Having won the Race to Dubai title for a second time, to go with the two DP World Championships, Stenson revealed he had a special plan for the stunning trophies.
“I’m very pleased because I’ve got two titles. I have my home in Sweden and I have my home in America, so I can spread it out and make it look good in both places,” he added.
Exactly two years ago, Matthew Fitzpatrick was at the PGA Catalunya course in Spain, battling through the sixth and final round of the Qualifying School to secure his card on the European Tour.
In one of the most meteoric rises witnessed in the game, the 22-year-old on Sunday proved what a special talent he is by capturing the biggest title on the Tour – the DP World Tour Championship.
In between, he also qualified to represent Europe in the Ryder Cup and played in majors. It’s been a whirlwind for Fitzpatrick.
At the Earth course on Sunday, the Englishman held off another young compatriot, 25-year-old Tyrrell Hatton, after the two were involved in a dramatic finish.
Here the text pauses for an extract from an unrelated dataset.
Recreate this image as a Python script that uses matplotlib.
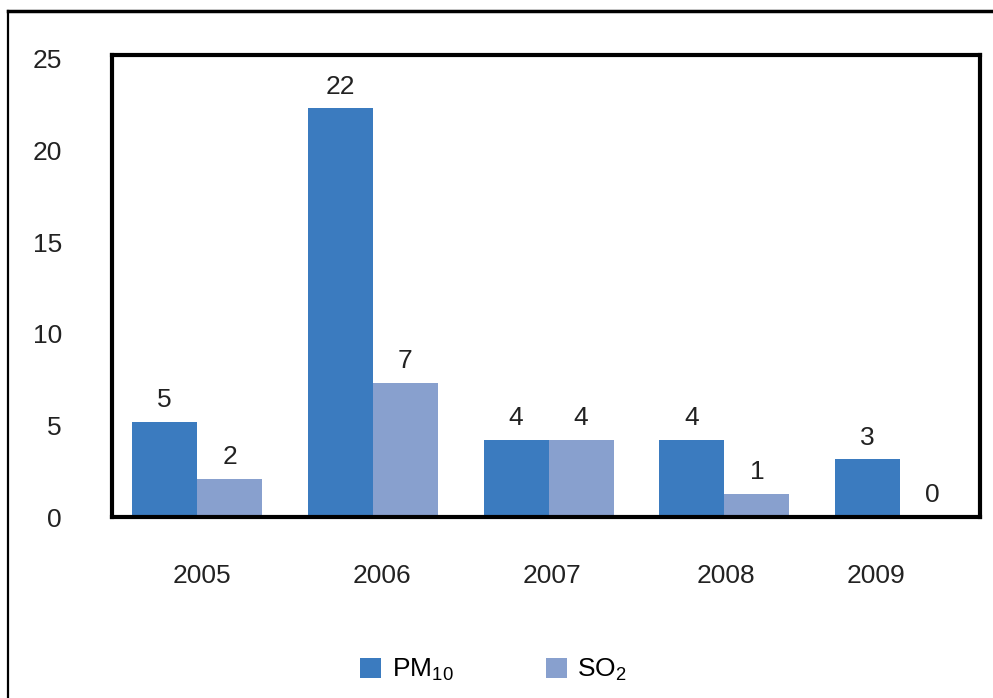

Both Fitzpatrick and Hatton started the day one shot behind overnight leader Victor Dubuisson, and both looked solid as the others fell by the wayside.
But things started to become more interesting as they headed towards the closing stretch.
On the par-4 15th hole, Fitzpatrick pulled his tee shot into the trees and it looked so bad that he decided to play a provisional ball. But the original ball somehow came back in play after hitting a tree and Fitzpatrick managed to make a crucial par.
On the par-3 17th, Hatton’s tee shot got plugged in the bunker slope on the back wall. A bogey would have been a good result from there. He hacked the ball into the bunker, and then holed out his third shot to stay one ahead.
But on the 18th, his tee shot ran into the stream that bifurcates the fairway. From there, he could only make a bogey, while Fitzpatrick hit his second shot into the greenside bunker, from where he splashed out to four feet and made the birdie putt.
Fitzpatrick closed with a 67 for a 17-under par total, while Hatton’s 68 was good only for runner-up place at 16-under par 272.
“It’s a great way to end the season. This is my best result of my career. There isn’t anything better than that,” said Fitzpatrick, who broke the record of Nick Faldo in becoming the youngest Englishman to win three times on the European Tour.
“It’s two years to the day I got my card at the qualifying school. When you think about it, it’s crazy. It’s all happened so fast.
“There’s always times when I’ve just got to sit back and realise how far I’ve come. And before winning Nordea this year, I had won a Tour event, I had played in the Masters and got in top-50 in the world, and I was 21.
“There are not too many people that do that. And obviously to get my third win at 22, yeah, it is a very fast rise. Obviously it’s not always going to be the case. You’ve just got to take the highs while you can and just keep working hard when it’s not going your way.”
Matthew Fitzpatrick: He's 22, looks like he's in 5th grade, and is better at golf than you pic.twitter.com/8kgtunJ3aS— Golf Swagger (@mygogi) November 20, 2016
Hatton was obviously disappointed, but his consolation came in the form of finishing one place better than Rory McIlroy – fourth in the Race to Dubai.
The Marlow-based youngster, winner of the Alfred Dunhill Links Championship earlier this year, said: “Obviously, it’s a bitter pill to swallow, but it’s been a great week and for me it’s been the best year of my life.
“So, I can’t get too downbeat, but these things happen. You know, it is what it is and I’m happy with how the week went. I’m sure hopefully in the future, I’ll take my next chance.”
South African Charl Schwartzel (67) was third two shots further behind at 274, while Dubuisson (72) was among those tied fourth at 275. That group included Austria’s Bernd Wiesberger (68), Italian Francesco Molinari (70), Dane Soren Kjeldsen (68) and Belgian Nicolas Colsaerts (71).